The US Department of Justice’s website “Safety and security for the business professional traveling abroad” says that business travelers need to take precautions when traveling for business overseas3. Here’s a summary of what is recommended:

  • Scan passport, travel itinerary, driver’s license and credit cards. Email them to yourself so you can have access to the information in the event they get lost or stolen.

  • Plan your wardrobe so that it doesn’t offend or draw unwanted attention. Travelers that are perceived as wealthy are targeted for pick pocketing and other crimes. Do not wear expensive-looking jewelry and don’t flaunt your nationality.  

  • Leave a detailed itinerary with your family and your office, including a list of contacts for your foreign hosts in case of an emergency. Register your trip with the State Department.

  • Check with your doctor about any needed pre-trip medical care long before your departure date and obtain medical I.D. bracelets that alert medical personnel to conditions or allergies.

  • Check the US Department of State’s website for travel warnings. Sign up for STEP (Smart Traveler Enrollment Program), a free service that allows you to receive information about safety conditions in your destination country.

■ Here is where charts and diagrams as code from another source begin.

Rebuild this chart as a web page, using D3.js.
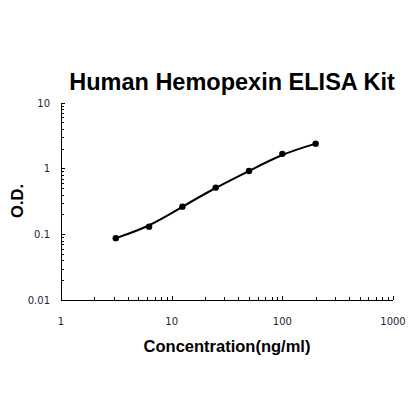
<!DOCTYPE html>
<html>
<head>
<meta charset="utf-8">
<script src="https://cdn.jsdelivr.net/npm/d3@7"></script>
<style>
body { margin: 0; background: #fff; }
svg { display: block; }
</style>
</head>
<body>
<svg id="chart" width="420" height="420"></svg>
<script>
"use strict";

// standard curve readings
var concentrations = [3.125, 6.25, 12.5, 25, 50, 100, 200];
var odValues = [0.087, 0.13, 0.262, 0.51, 0.91, 1.66, 2.37];
var xTickValues = [1, 10, 100, 1000];
var yTickValues = [0.01, 0.1, 1, 10];
var xTickLabels = ["1", "10", "100", "1000"];
var yTickLabels = ["0.01", "0.1", "1", "10"];

var plotLeft = 61, plotRight = 393, plotTop = 102.5, plotBottom = 300;

var svg = d3.select("#chart");

var x = d3.scaleLog().domain([1, 1000]).range([plotLeft, plotRight]);
var y = d3.scaleLog().domain([0.01, 10]).range([plotBottom, plotTop]);

function minorTicks(domain) {
	var out = [];
	for (var d = domain[0]; d < domain[1]; d *= 10) {
		for (var k = 2; k <= 9; k++) { out.push(d * k); }
	}
	return out;
}

var axes = svg.append("g")
	.attr("stroke", "#000")
	.attr("stroke-width", 1)
	.attr("shape-rendering", "crispEdges");

// axis lines
axes.append("line")
	.attr("x1", plotLeft).attr("x2", plotRight)
	.attr("y1", plotBottom).attr("y2", plotBottom);
axes.append("line")
	.attr("x1", plotLeft).attr("x2", plotLeft)
	.attr("y1", plotTop).attr("y2", plotBottom);

// x ticks point inward (up)
axes.selectAll(".xmaj").data(xTickValues.slice(1)).enter().append("line")
	.attr("x1", function(d){ return Math.round(x(d)); })
	.attr("x2", function(d){ return Math.round(x(d)); })
	.attr("y1", plotBottom).attr("y2", plotBottom - 4);
axes.selectAll(".xmin").data(minorTicks([1, 1000])).enter().append("line")
	.attr("x1", function(d){ return Math.round(x(d)); })
	.attr("x2", function(d){ return Math.round(x(d)); })
	.attr("y1", plotBottom).attr("y2", plotBottom - 3);

// y ticks point inward (right)
axes.selectAll(".ymaj").data(yTickValues.slice(1)).enter().append("line")
	.attr("y1", function(d){ return Math.round(y(d)); })
	.attr("y2", function(d){ return Math.round(y(d)); })
	.attr("x1", plotLeft).attr("x2", plotLeft + 4);
axes.selectAll(".ymin").data(minorTicks([0.01, 10])).enter().append("line")
	.attr("y1", function(d){ return Math.round(y(d)); })
	.attr("y2", function(d){ return Math.round(y(d)); })
	.attr("x1", plotLeft).attr("x2", plotLeft + 3);

// tick labels
svg.selectAll(".xlab").data(xTickValues).enter().append("text")
	.attr("x", function(d){ return x(d); })
	.attr("y", 325)
	.attr("text-anchor", "middle")
	.attr("font-family", "DejaVu Sans, sans-serif")
	.attr("font-size", 10)
	.attr("fill", "#2a1a3a")
	.text(function(d, i){ return xTickLabels[i]; });

svg.selectAll(".ylab").data(yTickValues).enter().append("text")
	.attr("x", 50)
	.attr("y", function(d){ return y(d) + 4; })
	.attr("text-anchor", "end")
	.attr("font-family", "DejaVu Sans, sans-serif")
	.attr("font-size", 10)
	.attr("fill", "#2a1a3a")
	.text(function(d, i){ return yTickLabels[i]; });

// fitted curve, smoothed in log space
var pts = concentrations.map(function(c, i){ return [x(c), y(odValues[i])]; });
svg.append("path")
	.attr("d", d3.line().curve(d3.curveBasis)(pts))
	.attr("fill", "none")
	.attr("stroke", "#000")
	.attr("stroke-width", 2);

svg.selectAll(".pt").data(pts).enter().append("circle")
	.attr("cx", function(d){ return d[0]; })
	.attr("cy", function(d){ return d[1]; })
	.attr("r", 3.2)
	.attr("fill", "#000");

// titles
svg.append("text")
	.attr("x", 232).attr("y", 90)
	.attr("text-anchor", "middle")
	.attr("font-family", "Liberation Sans, Arial, sans-serif")
	.attr("font-weight", "bold")
	.attr("font-size", 23.5)
	.text("Human Hemopexin ELISA Kit");

svg.append("text")
	.attr("x", 227).attr("y", 352)
	.attr("text-anchor", "middle")
	.attr("font-family", "Liberation Sans, Arial, sans-serif")
	.attr("font-weight", "bold")
	.attr("font-size", 16.5)
	.text("Concentration(ng/ml)");

svg.append("text")
	.attr("transform", "translate(22.5,201) rotate(-90)")
	.attr("text-anchor", "middle")
	.attr("font-family", "Liberation Sans, Arial, sans-serif")
	.attr("font-weight", "bold")
	.attr("font-size", 16.5)
	.text("O.D.");
</script>
</body>
</html>
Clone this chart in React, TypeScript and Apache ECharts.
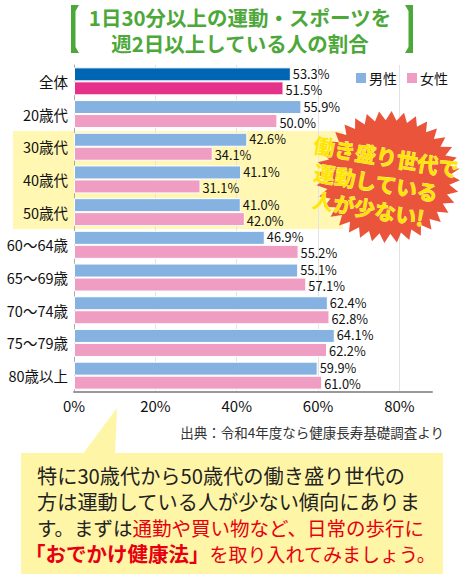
import React, { useEffect, useRef } from 'react';
import * as echarts from 'echarts';

const categories = ['全体', '20歳代', '30歳代', '40歳代', '50歳代', '60〜64歳', '65〜69歳', '70〜74歳', '75〜79歳', '80歳以上'];
const maleValues = [53.3, 55.9, 42.6, 41.1, 41.0, 46.9, 55.1, 62.4, 64.1, 59.9];
const femaleValues = [51.5, 50.0, 34.1, 31.1, 42.0, 55.2, 57.1, 62.8, 62.2, 61.0];
const seriesNames = ['男性', '女性'];
const titleLines = ['1日30分以上の運動・スポーツを', '週2日以上している人の割合'];
const burstLines = ['働き盛り世代で', '運動している', '人が少ない!'];
const sourceText = '出典：令和4年度なら健康長寿基礎調査より';

const FONT = '"Noto Sans CJK JP", "Noto Sans", sans-serif';

function starPoints(cx: number, cy: number, rx: number, ry: number, n: number, inner: number) {
  const pts: number[][] = [];
  for (let i = 0; i < n * 2; i++) {
    const a = (Math.PI * i) / n + 0.05;
    const f = i % 2 === 0 ? 1 : inner;
    pts.push([cx + Math.cos(a) * rx * f, cy + Math.sin(a) * ry * f]);
  }
  return pts;
}

export default function App() {
  const ref = useRef<HTMLDivElement>(null);
  useEffect(() => {
    const chart = echarts.init(ref.current!, null, { renderer: 'svg' });
    const labelFmt = (p: any) => Number(p.value).toFixed(1) + '%';
    const green = '#4DA83A';
    const red = '#E60012';
    const labelStyle = (dy: number) => ({
      show: true, position: 'right', distance: 2, offset: [0, dy], formatter: labelFmt,
      fontSize: 12.8, lineHeight: 13, color: '#111', fontFamily: FONT,
    });
    chart.setOption({
      animation: false,
      textStyle: { fontFamily: FONT },
      grid: { left: 74, right: 30, top: 65, bottom: 187 },
      legend: {
        data: seriesNames,
        left: 354,
        top: 71,
        padding: 0,
        icon: 'rect',
        itemWidth: 12,
        itemHeight: 12,
        itemGap: 8,
        textStyle: { fontSize: 14, color: '#111', fontFamily: FONT, padding: [0, 0, 0, -3] },
      },
      xAxis: {
        type: 'value',
        min: 0,
        max: 88,
        interval: 20,
        axisLine: { show: true, lineStyle: { color: '#999', width: 2 } },
        axisTick: { show: false },
        axisLabel: {
          fontSize: 15,
          color: '#111',
          margin: 6,
          formatter: (v: number) => (v % 20 === 0 ? v + '%' : ''),
        },
        splitLine: { show: true, showMaxLine: false, lineStyle: { color: '#e3e3e3' } },
      },
      yAxis: {
        type: 'category',
        inverse: true,
        data: categories,
        axisLine: { show: true, lineStyle: { color: '#aaa', width: 1 } },
        axisTick: { show: false },
        axisLabel: { fontSize: 14.5, color: '#111', margin: 6 },
      },
      series: [
        {
          name: seriesNames[0],
          type: 'bar',
          barWidth: 14,
          barGap: '0%',
          data: maleValues.map((v, i) => (i === 0 ? { value: v, itemStyle: { color: '#0066B3' } } : v)),
          itemStyle: { color: '#86B2E1', borderColor: '#fff', borderWidth: 1 },
          label: labelStyle(-1),
        },
        {
          name: seriesNames[1],
          type: 'bar',
          barWidth: 14,
          data: femaleValues.map((v, i) => (i === 0 ? { value: v, itemStyle: { color: '#E5318A' } } : v)),
          itemStyle: { color: '#F09DC3', borderColor: '#fff', borderWidth: 1 },
          label: labelStyle(1),
        },
      ],
      graphic: [
        { type: 'rect', z: -10, shape: { x: 13, y: 131, width: 330, height: 98 }, style: { fill: '#FFF7B2' } },
        { type: 'polygon', shape: { points: [[71, 5], [79, 5], [75.5, 11], [75.5, 47], [79, 53], [71, 53]] }, style: { fill: green } },
        { type: 'polygon', shape: { points: [[413, 5], [405, 5], [408.5, 11], [408.5, 47], [405, 53], [413, 53]] }, style: { fill: green } },
        {
          type: 'text', x: 240, y: 17,
          style: { text: titleLines[0], fill: green, fontSize: 20.5, fontWeight: 'bold', fontFamily: FONT, align: 'center', verticalAlign: 'middle' },
        },
        {
          type: 'text', x: 240, y: 42.5,
          style: { text: titleLines[1], fill: green, fontSize: 20.5, fontWeight: 'bold', fontFamily: FONT, align: 'center', verticalAlign: 'middle' },
        },
        {
          type: 'polygon', z: 100,
          shape: { points: starPoints(388, 177, 72, 66, 36, 0.86) },
          style: { fill: '#E9543A' },
        },
        {
          type: 'group', x: 382, y: 183, rotation: -0.17, z: 101,
          children: burstLines.map((t, i) => ({
            type: 'text', z: 101,
            x: [0, -6, -9][i], y: (i - 1) * 27,
            style: { text: t, fill: '#FFE600', stroke: '#FFF3A0', lineWidth: 0.8, fontSize: 21, fontWeight: 'bold', fontFamily: FONT, align: 'center', verticalAlign: 'middle' },
          })),
        },
        {
          type: 'text', x: 444, y: 432,
          style: { text: sourceText, fill: '#333', fontSize: 13.5, fontFamily: FONT, align: 'right', verticalAlign: 'middle' },
        },
        { type: 'polygon', shape: { points: [[82, 455], [117, 408], [115, 455]] }, style: { fill: '#FFF5A6' } },
        { type: 'rect', shape: { x: 21, y: 453, width: 422, height: 121 }, style: { fill: '#FFF5A6' } },
        {
          type: 'text', x: 37, y: 475,
          style: { text: '特に30歳代から50歳代の働き盛り世代の', fill: '#222', fontSize: 20.2, fontFamily: FONT, align: 'left', verticalAlign: 'middle' },
        },
        {
          type: 'text', x: 37, y: 501,
          style: { text: '方は運動している人が少ない傾向にありま', fill: '#222', fontSize: 20.2, fontFamily: FONT, align: 'left', verticalAlign: 'middle' },
        },
        {
          type: 'text', x: 37, y: 527,
          style: {
            text: '{k|す。まずは}{r|通勤や買い物など、日常の歩行に}',
            fontFamily: FONT, align: 'left', verticalAlign: 'middle',
            rich: {
              k: { fill: '#222', color: '#222', fontSize: 19.5, fontFamily: FONT },
              r: { fill: red, color: red, fontSize: 19.5, fontFamily: FONT },
            },
          },
        },
        {
          type: 'text', x: 25, y: 553,
          style: {
            text: '{b|「おでかけ健康法」}{r|を取り入れてみましょう。}',
            fontFamily: FONT, align: 'left', verticalAlign: 'middle',
            rich: {
              b: { fill: red, color: red, fontSize: 20.5, fontWeight: 'bold', fontFamily: FONT },
              r: { fill: red, color: red, fontSize: 19, fontFamily: FONT },
            },
          },
        },
      ],
    });
    return () => chart.dispose();
  }, []);
  return <div ref={ref} style={{ position: 'fixed', left: 0, top: 0, width: 462, height: 579, background: '#fff' }} />;
}
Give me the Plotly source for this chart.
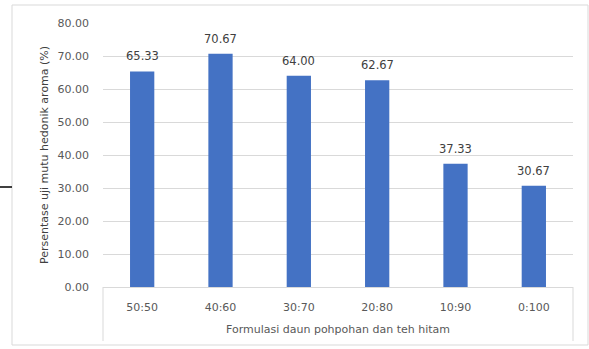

  •  “Sanitize” your laptop and smart phone prior to travel to ensure that no sensitive contact, research or personal data is on them. Back-up all information you take and leave that at home. Or better yet, consider leaving the laptop or phone at home and use a “clean” version that contains no proprietary information.

  • Use up-to-date antivirus, spyware, security patches and firewalls. Entities in foreign countries have been known to push fake security updates when a user connects to the local network. They then install malware and spyware on the user’s computer.

  • Never store valuables or electronics in checked luggage.

  • Pre-plan your transportation.

  • Know who to call if you run into trouble. Obtain the phone number and address for the US Embassy or Consulate in the country/s you plan to visit.

During your stay

  • Protect your passport

  • Do not develop a routine or travel the same path.

  • Use authorized taxis, not unscheduled taxis.

  • Do not advertise wealth or corporate identity.

  • Do not carry large amounts of cash.

  • Do not leave drinks unattended – someone could slip a drug into it that causes amnesia and sleep.

  • Beware of new acquaintances who probe for information about you or who attempt to get you involved in what could become a compromising situation.

  • Be aware of your surroundings – conversations may not be private or secure.

  • Do not leave electronic devices unattended.

  • Clear your internet browser after each use.

  • Don’t log in to public networks – such as cafes or hotels.

Upon your return

  • Review your system access with your company’s Information Security Officer.

  • Change all passwords including voicemail and check electronic devices for malware.

What a risk manager can do to help

Travel is an integral part of conducting business in our global economy and as such needs to be conducted with Duty of Care standards in mind. According to On Call International LLC, 80% of business travelers think their companies have a legal obligation to protect them when traveling abroad.  That means companies need to be prepared to respond quickly and effectively to any travel-related incident, health scares, natural disasters, political unrest and terrorism.

​Insurance products such as Business Travel Accident and Kidnap & Ransom policies are available, respectively providing travel assistance and security advice

​In the end, however, it’s important for the Road Warrior to be armed with local knowledge. An ounce of prevention will go a long way to making your international business travels successful, safe and secure.